PROJECT SUMMARY
Meharry Medical College and the Icahn School of Medicine at Mt. Sinai are proposing to co‐host a
five‐year, in‐person, conference series on the Exposome across the Life Course with an environmental
justice lens. This five‐year, conference series will examine the science behind environmental justice.
Year one will promote the use of a child exposome and environmental justice lens in research on child
health and development with a long‐term goal of advancing health equity and environmental justice.
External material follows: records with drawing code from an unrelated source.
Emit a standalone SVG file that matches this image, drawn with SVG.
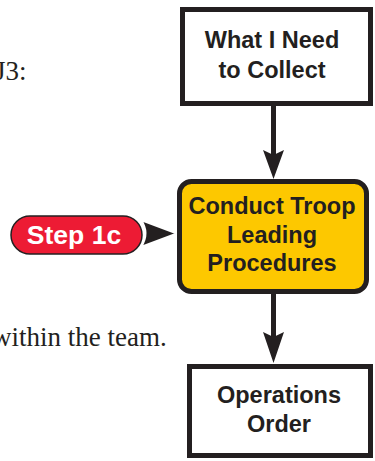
<svg xmlns="http://www.w3.org/2000/svg" width="375" height="461" viewBox="0 0 375 461">
  <style>
    .box { fill: #ffffff; stroke: #231f20; stroke-width: 5; }
    .proc { fill: #fdc800; stroke: #231f20; stroke-width: 5; }
    .label { font-family: "Liberation Sans", Arial, sans-serif; font-weight: bold; font-size: 23.5px; fill: #231f20; text-anchor: middle; }
    .step { font-family: "Liberation Sans", Arial, sans-serif; font-weight: bold; font-size: 26.5px; fill: #ffffff; text-anchor: middle; }
    .body { font-family: "Liberation Serif", "Times New Roman", serif; font-size: 27px; fill: #231f20; }
    .wire { stroke: #231f20; stroke-width: 5; fill: none; }
    .head { fill: #231f20; }
  </style>

  <!-- running text beside the chart -->
  <text class="body" x="-5" y="80">J3:</text>
  <text class="body" x="-8" y="346">within the team.</text>

  <!-- connectors -->
  <g id="connectors">
    <line class="wire" x1="273.5" y1="106" x2="273.5" y2="156"/>
    <path class="head" d="M263,150 L273.5,155 L284,150 L273.5,179 Z"/>
    <line class="wire" x1="273.5" y1="294" x2="273.5" y2="338"/>
    <path class="head" d="M263,332 L273.5,337 L284,332 L273.5,363 Z"/>
    <path class="head" d="M141,220 Q150,233 141,247 L177,233.5 Z" stroke="#ffffff" stroke-width="2" stroke-linejoin="round"/>
  </g>

  <g id="collect">
    <rect class="box" x="182.5" y="9.5" width="188" height="94"/>
    <text class="label" x="272" y="48">What I Need</text>
    <text class="label" x="272" y="78">to Collect</text>
  </g>

  <g id="tlp">
    <rect class="proc" x="179.5" y="181.5" width="187" height="110" rx="12"/>
    <text class="label" x="272" y="214">Conduct Troop</text>
    <text class="label" x="272" y="243">Leading</text>
    <text class="label" x="272" y="271">Procedures</text>
  </g>

  <g id="step1c">
    <rect x="11" y="216" width="131" height="38" rx="19" fill="#ed1b34" stroke="#231f20" stroke-width="1.5"/>
    <text class="step" x="74" y="244">Step 1c</text>
  </g>

  <g id="opord">
    <rect class="box" x="189.5" y="366.5" width="181" height="89"/>
    <text class="label" x="279" y="403">Operations</text>
    <text class="label" x="279" y="432">Order</text>
  </g>
</svg>
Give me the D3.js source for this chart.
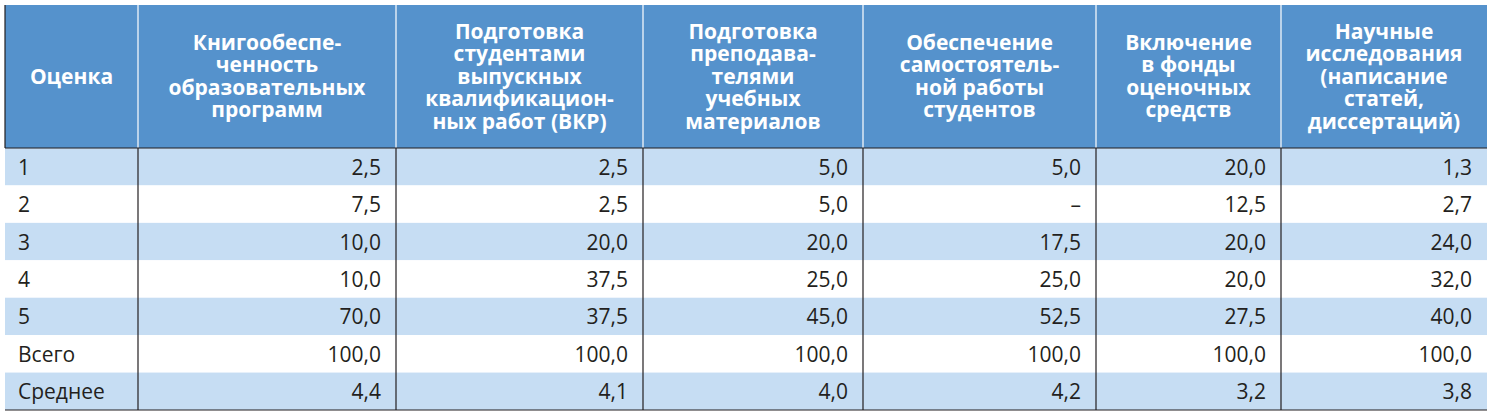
<!DOCTYPE html>
<html><head><meta charset="utf-8">
<script src="https://cdn.jsdelivr.net/npm/d3@7"></script>
<style>body{margin:0;background:#fff}</style>
</head><body><div id="chart"></div>
<script>
// column headers (manual line breaks as in the source)
const headers = [
  ["Оценка"],
  ["Книгообеспе-", "ченность", "образовательных", "программ"],
  ["Подготовка", "студентами", "выпускных", "квалификацион-", "ных работ (ВКР)"],
  ["Подготовка", "преподава-", "телями", "учебных", "материалов"],
  ["Обеспечение", "самостоятель-", "ной работы", "студентов"],
  ["Включение", "в фонды", "оценочных", "средств"],
  ["Научные", "исследования", "(написание", "статей,", "диссертаций)"]
];
const rowLabels = ["1", "2", "3", "4", "5", "Всего", "Среднее"];
const rows = [
  ["2,5", "2,5", "5,0", "5,0", "20,0", "1,3"],
  ["7,5", "2,5", "5,0", "–", "12,5", "2,7"],
  ["10,0", "20,0", "20,0", "17,5", "20,0", "24,0"],
  ["10,0", "37,5", "25,0", "25,0", "20,0", "32,0"],
  ["70,0", "37,5", "45,0", "52,5", "27,5", "40,0"],
  ["100,0", "100,0", "100,0", "100,0", "100,0", "100,0"],
  ["4,4", "4,1", "4,0", "4,2", "3,2", "3,8"]
];
const colEdges = [5, 138, 396, 643, 863, 1096, 1281, 1487];

const W = 1492, H = 420, topY = 5, headBottom = 148, bottomY = 410;
const font = "'Open Sans', 'Noto Sans', sans-serif";
const blue = "#5592cc", light = "#c6ddf3";

const svg = d3.select("#chart").append("svg").attr("width", W).attr("height", H);
const y = d3.scaleBand().domain(d3.range(rowLabels.length)).range([headBottom, bottomY]);

svg.append("rect").attr("x", colEdges[0]).attr("y", topY)
  .attr("width", colEdges[7] - colEdges[0]).attr("height", headBottom - topY).attr("fill", blue);

svg.selectAll(".band").data(rowLabels).join("rect")
  .attr("x", colEdges[0]).attr("y", (d, i) => y(i))
  .attr("width", colEdges[7] - colEdges[0]).attr("height", y.bandwidth())
  .attr("fill", (d, i) => i % 2 === 0 ? light : "#fff");

// header text
headers.forEach((lines, c) => {
  const cx = (colEdges[c] + colEdges[c + 1]) / 2;
  const lh = 22.5;
  const y0 = (topY + headBottom) / 2 - (lines.length - 1) * lh / 2 + 7;
  svg.append("text").attr("text-anchor", "middle").attr("fill", "#fff")
    .attr("font-family", font).attr("font-weight", "700").attr("font-size", "21px")
    .selectAll("tspan").data(lines).join("tspan")
      .attr("x", cx).attr("y", (d, i) => y0 + i * lh).text(d => d);
});

// body text
rowLabels.forEach((lab, r) => {
  const ty = y(r) + y.bandwidth() / 2 + 8;
  svg.append("text").attr("x", colEdges[0] + 13).attr("y", ty)
    .attr("font-family", font).attr("font-size", "21px").attr("fill", "#231f20").text(lab);
  rows[r].forEach((v, c) => {
    svg.append("text").attr("x", colEdges[c + 2] - 15).attr("y", ty)
      .attr("text-anchor", "end").attr("font-family", font).attr("font-size", "21px")
      .attr("fill", "#231f20").text(v);
  });
});

// grid lines
colEdges.slice(1, 7).forEach(x => {
  svg.append("line").attr("x1", x).attr("x2", x).attr("y1", topY).attr("y2", headBottom)
    .attr("stroke", "#fff").attr("stroke-width", 1.2);
  svg.append("line").attr("x1", x).attr("x2", x).attr("y1", headBottom).attr("y2", bottomY)
    .attr("stroke", "#231f20").attr("stroke-width", 1.2);
});
svg.append("line").attr("x1", colEdges[0]).attr("x2", colEdges[7]).attr("y1", headBottom).attr("y2", headBottom)
  .attr("stroke", "#231f20").attr("stroke-width", 1.2);
svg.append("line").attr("x1", colEdges[0]).attr("x2", colEdges[7]).attr("y1", bottomY).attr("y2", bottomY)
  .attr("stroke", "#231f20").attr("stroke-width", 1.2);
svg.append("line").attr("x1", colEdges[0]).attr("x2", colEdges[0]).attr("y1", topY).attr("y2", headBottom)
  .attr("stroke", "#231f20").attr("stroke-width", 1.2);
</script></body></html>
Childhood is a time of rapid growth and differentiation biologically and is radically different than adult
biology and behavior. If the timing of a toxic exposure corresponds to a life stage during which growth is
particularly rapid, the potential impact of that exposure is multiplied by offsetting the developmental
trajectory of the child. For example, low level lead poisoning is most common at age 2‐3 years because
of hand to mouth behavior that is normal at this age. In addition, this age is also the peak of synaptic
pruning in the developing brain, a process by which environmental inputs shape a child's life long
synaptic network of neurons that drive neurocognition and neurobehavior. Children's unique age‐
related patterns of exposure and their developmentally defined windows of susceptibility magnify the
long-term health impacts of environmental injustice. Effectively promoting child health and reducing
disparities in personal and population‐health outcomes requires an understanding of the pathways
through which environmental exposures lead to the onset, progression, and outcomes of disease and
population level disparities. While we cannot do much to change our genes, emerging research shows
that identifying and managing environmental hazards offers the best hope for prevention and improving
population health. This conference will address subsequent life stages (adolescence, young adulthood
(including pregnancy, middle age, and older adulthood) in subsequent years.